• How early coatings specification influenced life cycle performance decisions for a large municipal wastewater expansion project.
• Why epoxy phenalkamine, polysiloxane and polyurethane systems replaced coal tar epoxy in high-corrosion service areas.
• How applicators addressed concrete outgassing, temperature extremes and immersion exposure during large-scale wastewater construction.
• Where 100%-solids epoxy linings and mastic epoxies were used to extend service life of new and aging assets.
• What role surface preparation, inspection and coating thickness verification played in ensuring long-term asset protection.

For the City of Sioux Falls, a $215 million expansion and rehabilitation of its Regional Water Reclamation Facility marked the largest infrastructure project in the city’s history. The effort focused on increasing treatment capacity while protecting both new and existing assets against corrosion and chemical exposure to support decades of reliable service.

The multi-year project brought together the City of Sioux Falls, McCarthy Building Companies, industrial painting contractor MVP Painting and Sherwin-Williams Protective & Marine. Collaboration among the project team was central to expanding the 23-acre facility with new aeration basins, clarifiers and storage tanks while rehabilitating infrastructure originally constructed in the 1980s. Each component required coating systems capable of withstanding immersion service, corrosive gases and fluctuating environmental conditions.

Coatings specifications were addressed early in the design process, with system selection guided by durability and long-term life cycle performance. One of the most significant decisions involved the four new final clarifier pools. Initial plans specified coal tar epoxy in the sludge troughs, but the team determined the material would not provide adequate longevity in such a harsh service environment. Instead, a three-coat system was selected consisting of a cementitious resurfacer, an epoxy phenalkamine intermediate coat and a flexible polyurethane topcoat. The multilayer approach created a more resilient barrier designed to tolerate temperature variation, corrosive gases and continuous immersion.

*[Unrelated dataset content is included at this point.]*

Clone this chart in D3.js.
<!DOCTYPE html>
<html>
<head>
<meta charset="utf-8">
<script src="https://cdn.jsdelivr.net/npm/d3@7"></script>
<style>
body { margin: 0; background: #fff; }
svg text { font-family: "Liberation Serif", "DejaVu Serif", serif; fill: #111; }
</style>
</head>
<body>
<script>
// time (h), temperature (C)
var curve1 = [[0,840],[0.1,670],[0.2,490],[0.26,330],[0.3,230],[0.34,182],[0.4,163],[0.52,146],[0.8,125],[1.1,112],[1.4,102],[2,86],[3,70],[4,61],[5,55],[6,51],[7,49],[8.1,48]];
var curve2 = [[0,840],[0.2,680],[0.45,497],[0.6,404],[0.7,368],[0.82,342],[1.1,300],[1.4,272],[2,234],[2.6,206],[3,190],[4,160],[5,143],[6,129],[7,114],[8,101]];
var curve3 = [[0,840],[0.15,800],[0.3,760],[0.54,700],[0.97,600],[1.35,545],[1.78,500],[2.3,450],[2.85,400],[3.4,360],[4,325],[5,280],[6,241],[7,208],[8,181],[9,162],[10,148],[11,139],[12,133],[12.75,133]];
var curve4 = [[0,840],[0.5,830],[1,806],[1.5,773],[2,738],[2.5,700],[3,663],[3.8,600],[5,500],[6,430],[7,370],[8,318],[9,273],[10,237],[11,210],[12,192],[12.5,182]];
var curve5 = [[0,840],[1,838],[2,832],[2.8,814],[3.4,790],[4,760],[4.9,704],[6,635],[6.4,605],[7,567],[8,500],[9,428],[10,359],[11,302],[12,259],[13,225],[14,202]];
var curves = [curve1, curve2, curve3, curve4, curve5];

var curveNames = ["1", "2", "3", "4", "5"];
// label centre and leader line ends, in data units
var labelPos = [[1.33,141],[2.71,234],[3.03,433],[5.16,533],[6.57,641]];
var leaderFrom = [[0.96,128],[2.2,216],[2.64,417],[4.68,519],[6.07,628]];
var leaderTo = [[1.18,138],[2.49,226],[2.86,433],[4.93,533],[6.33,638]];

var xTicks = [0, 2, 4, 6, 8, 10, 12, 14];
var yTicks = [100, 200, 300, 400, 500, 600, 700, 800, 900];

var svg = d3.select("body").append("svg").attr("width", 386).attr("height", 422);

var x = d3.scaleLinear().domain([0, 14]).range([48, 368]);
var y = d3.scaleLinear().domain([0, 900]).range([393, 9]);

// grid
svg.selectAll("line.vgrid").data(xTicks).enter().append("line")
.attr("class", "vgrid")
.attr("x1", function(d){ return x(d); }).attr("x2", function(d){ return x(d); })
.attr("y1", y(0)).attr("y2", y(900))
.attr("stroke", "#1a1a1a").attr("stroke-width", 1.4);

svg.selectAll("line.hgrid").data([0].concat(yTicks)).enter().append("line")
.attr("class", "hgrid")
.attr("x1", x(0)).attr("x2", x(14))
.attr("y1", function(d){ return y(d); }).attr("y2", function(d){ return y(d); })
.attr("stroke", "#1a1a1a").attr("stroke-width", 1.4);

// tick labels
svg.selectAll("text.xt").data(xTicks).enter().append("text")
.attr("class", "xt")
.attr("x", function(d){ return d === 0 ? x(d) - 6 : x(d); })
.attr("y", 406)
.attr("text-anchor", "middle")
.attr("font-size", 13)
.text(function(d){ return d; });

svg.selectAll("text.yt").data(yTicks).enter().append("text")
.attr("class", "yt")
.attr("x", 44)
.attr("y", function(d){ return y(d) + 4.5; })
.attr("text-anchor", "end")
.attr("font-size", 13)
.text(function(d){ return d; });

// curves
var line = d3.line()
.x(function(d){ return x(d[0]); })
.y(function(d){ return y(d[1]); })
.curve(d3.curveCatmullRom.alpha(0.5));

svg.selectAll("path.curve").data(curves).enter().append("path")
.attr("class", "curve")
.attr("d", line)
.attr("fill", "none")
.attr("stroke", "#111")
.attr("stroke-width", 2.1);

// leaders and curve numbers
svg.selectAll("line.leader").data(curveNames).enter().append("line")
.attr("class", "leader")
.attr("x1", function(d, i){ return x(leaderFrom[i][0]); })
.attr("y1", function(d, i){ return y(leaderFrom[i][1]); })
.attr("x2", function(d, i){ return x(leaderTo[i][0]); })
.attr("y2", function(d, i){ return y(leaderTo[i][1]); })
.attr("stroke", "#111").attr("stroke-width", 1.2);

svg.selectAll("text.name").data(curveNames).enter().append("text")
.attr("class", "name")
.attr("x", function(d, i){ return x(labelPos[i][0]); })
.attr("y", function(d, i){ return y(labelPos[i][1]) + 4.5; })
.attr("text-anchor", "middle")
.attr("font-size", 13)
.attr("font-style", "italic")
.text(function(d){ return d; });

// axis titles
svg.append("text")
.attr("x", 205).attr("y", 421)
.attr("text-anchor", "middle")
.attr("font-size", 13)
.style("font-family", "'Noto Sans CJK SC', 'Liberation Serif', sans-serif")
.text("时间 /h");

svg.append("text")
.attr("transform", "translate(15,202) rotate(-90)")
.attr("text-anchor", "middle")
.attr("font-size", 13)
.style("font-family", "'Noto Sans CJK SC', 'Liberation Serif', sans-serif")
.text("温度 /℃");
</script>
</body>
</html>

Application conditions presented challenges throughout construction. Elevated summer temperatures caused severe outgassing from concrete substrates, increasing the risk of coating defects and adhesion loss. To mitigate these risks, MVP Painting worked closely with Sherwin-Williams technical service representatives to monitor surface conditions and adjust application methods. Crews modified spray schedules to avoid peak heat exposure and refined equipment settings to maintain coating integrity.

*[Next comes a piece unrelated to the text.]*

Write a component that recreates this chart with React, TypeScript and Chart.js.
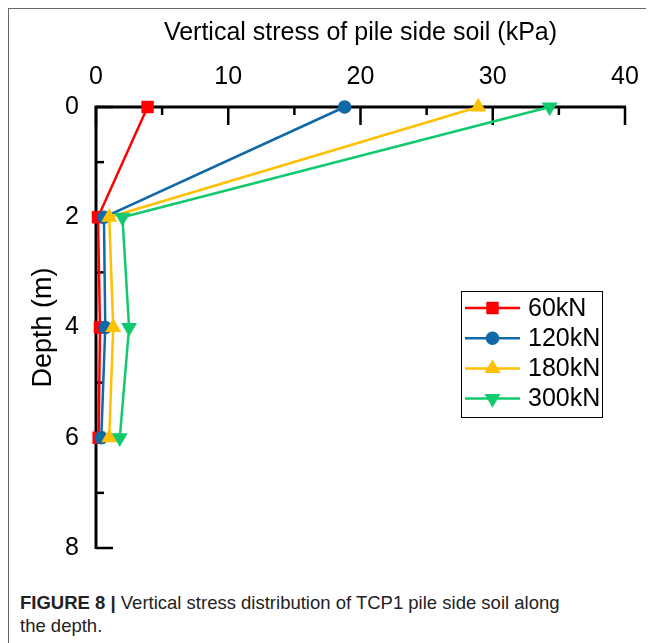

Elsewhere in the facility, coating strategies were tailored to both new construction and rehabilitation needs. Exterior piping above aeration basins was continuously exposed to hydrogen sulfide gases and salt-laden environments, creating a high-corrosion risk. For these components, the team specified a high-performance polysiloxane system applied over an epoxy phenalkamine primer to provide chemical resistance, UV stability and long-term gloss retention. The system was selected to support extended service intervals without recoating.

Aeration basins received a 100%-solids epoxy lining formulated for severe immersion service, while assets in the facility’s older headworks building were restored using a mastic epoxy selected for its ability to adhere to marginally prepared steel surfaces. Across the site, surface preparation and quality control were emphasized, with blasting, spark testing and ultrasonic inspections used to verify proper film build and application consistency.

Project coordination extended beyond materials selection. McCarthy’s project management team worked closely with MVP Painting and Sherwin-Williams to address unfamiliar coating systems and navigate technical complexities as construction progressed.

Completed in 2024, the expanded facility increased treatment capacity from 21 million to 30 million gallons per day. Supported in part by funding from the federal American Rescue Plan Act and the U.S. Environmental Protection Agency, the project balanced upfront investment with long-term performance considerations. The result is infrastructure designed to meet projected population growth while maintaining asset protection and operational reliability for years to come.